Supply is the dialect of avoidance

So instead the country gets supply. The word is everywhere. Every minister who handles a file even adjacent to housing has trained themselves to say it within six seconds of any question. Supply is the dialect of avoidance. Supply implies that the problem is on the other side of the table from the speaker. Supply implies that, given enough lumber and enough years, the curve bends down on its own. Neither is true in the time horizon of the problem.

The actual problem is not lumber. The actual problem is that housing has been allowed to function as the country's single largest savings vehicle, its single largest leveraged investment, and its single largest tax shelter, while also being the thing the population uses to sleep at night. No serious country puts those four jobs on the same asset.

The country wants a price decline. Every level of government quietly fears a price decline. The truce is what cabinet won't say.

You can read the truce in the cabinet shuffle, in the budget speech, in the housing accelerator's funding terms. You can read it in the absence of any serious conversation about capital gains on principal residences, which remains the largest untaxed wealth transfer in the country and the third rail of every party's housing platform. You can read it in the way the federal file refuses to use the word landlord and the provincial file refuses to use the word tenant.

What a serious file would say

A serious file would begin by saying that the price level itself is the policy variable. It would commit to a target real price decline over a stated number of years. It would publish the trade offs honestly, including the impact on recent buyers, on equity in retirement portfolios, and on the construction sector. It would explain how those trade offs would be cushioned and over what period. It would treat the housing crisis as a budget item the way other countries treat defence procurement.

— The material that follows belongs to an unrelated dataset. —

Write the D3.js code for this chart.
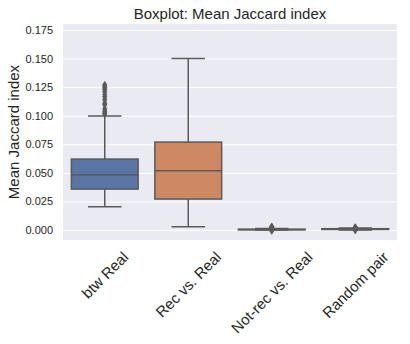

It would also, more quietly, distinguish between three different problems that have been mashed together for political convenience. The first problem is the cost of land in cities that produce most of the country's GDP. The second problem is the financialisation of single family housing into a yield product owned by funds. The third problem is the tax treatment of personal real estate as a savings vehicle. Each problem requires a different file, a different minister, and a different timeline. Lumping them together as supply is how you avoid solving any of them.

The country is not stupid about this. Young Canadians know exactly which of those three problems is sitting on their chest at three in the morning. They are not asking for supply. They are asking for a price the average household income can pay. Cabinet will not give them that price, because cabinet does not believe the country can absorb the politics of giving them that price. Cabinet may be right. That is not the same as the file being honest.

The third rail, named

The third rail is the principal residence exemption, which costs the federal treasury more than every housing program combined. Naming it is not the same as removing it. Removing it on existing equity would be politically suicidal and probably constitutionally fraught. But there is daylight between leaving it untouched forever and means testing it on the highest end going forward. There is daylight between treating every home as a savings account and treating homes above a threshold as the income stream they are. No party will walk into that daylight without a partner walking with it. No party has been willing to ask.

This magazine is not a policy shop. We do not pretend to know the right number for the cap or the right phase in for the change. We know a country that pretends a problem is supply when the problem is rent. We know a cabinet that has trained its mouth around a word for a decade. We know what the silence after every press conference sounds like, and we know who is listening to it.

If the cabinet wants to be believed on housing, the file will say what it currently won't. Until then, the dialect of avoidance will continue, the curve will continue not to bend, and the country will continue to be told a sentence it stopped believing five budgets ago.